Nor is this new culture of enforced transparency limited to corporate boardrooms.  In the UK last year we witnessed the early departure of two of Theresa May’s key ministers – Michal Fallon and Damien Green – following allegations of sexual misconduct.  This, however, pales into insignificance compared to the spate of recent resignations from the US Congress.  As Nathaniel Rakich from Five Thirty Eight reports:

“Five of the first six members to resign this session did so to accept jobs in President Trump’s administration. That’s not unusual. It’s similar to the seven members who resigned in 2009 to join the Obama administration and the five members who left in 1993 to join Bill Clinton’s.

“But in addition, three of the four most recent members to resign from the 115th Congress did so because they were accused of unwanted sexual advances: John Conyers, Trent Franks and Al Franken. Ruben Kihuen, Blake Farenthold and Pat Meehan have announced they will not run for re-election for the same reason…

“The extraordinary string of sexual misconduct allegations over the past few months has led many people to conclude we are in the midst of an unprecedented cultural moment. In the political world, at least, the data bears that out.”

More evidence for this cultural shift can be found in the counterclaims that the Me Too movement is a kind of witch-hunt because it is digging up historical misconduct.  That is, powerful men are being held to account for sexual misconduct that they had considered entirely normal and acceptable in the late twentieth century.  Even the doyenne of the US Democratic Party is finally getting his come-uppance.  As veteran journalist Margery Eagan at the Boston Globe puts it:

“Remember when he took the stage at the 2012 Democratic Convention as Barack Obama’s explainer in chief? The crowd roared and swooned as ‘The Big Dog’ out of Arkansas strode to the podium. He bit his lip. He felt our pain. With arched eyebrows and a hoarse whisper, he told us why we needed Obama better than Obama could ever tell us himself.

“Democrats fell in love again with the bad boy who made them feel so good.

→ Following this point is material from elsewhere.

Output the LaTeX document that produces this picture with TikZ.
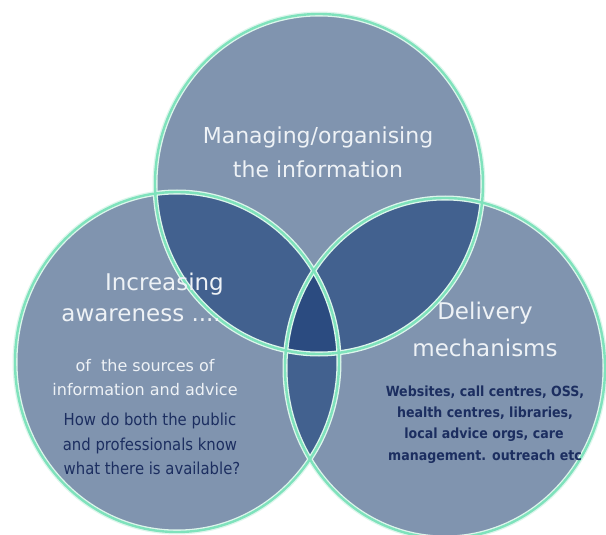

Pundits gushed.

“So did I, I regret to admit, since I knew all about the women who accused him of sexual misconduct — Monica Lewinsky, Kathleen Willey, Paula Jones, and Juanita Broaddrick, who’d credibly claimed that Bill Clinton violently raped her.

“On that convention night and so many others, lots of us — including leaders of organized feminism — dismissed and diminished Bill Clinton’s accusers. Here was this brilliant politician, perhaps the most talented in decades, a liberal, a genius, ‘a great man.’ And who were these women, really?  They did not matter. And that’s pretty horrible…

“Bill Clinton, who’s made no amends for his multiple transgressions, has shown he understands none of this. He still strides to the stage like a great man, floating above the fray, concerned only with great issues, such as war and peace and hunger. On his book tour last week, he seemed insulted to be called to account for something, to him, as inconsequential as what he did to an intern right out of college all those years ago.”

When even one of the most popular US presidents in modern times can be called to account for improper and very likely criminal acts committed decades ago, we have to accept that the culture has changed forever.  And that is a good thing.

Our modern elite is having its behaviour scrutinised like never before… and it is all too often found wanting.  This is not simply about sexual misconduct; although that appears to have been widespread.  It is about all forms of abuse of power, corruption and misbehaviour from tax evasion to people trafficking and drug running.  Indeed, it even stretches down to the mundane performance reviews that we ordinary mortals have been subjected to for years – in the world that is emerging we expect those in positions of power to justify their salaries by delivering the goods… and woe betide them if they fail.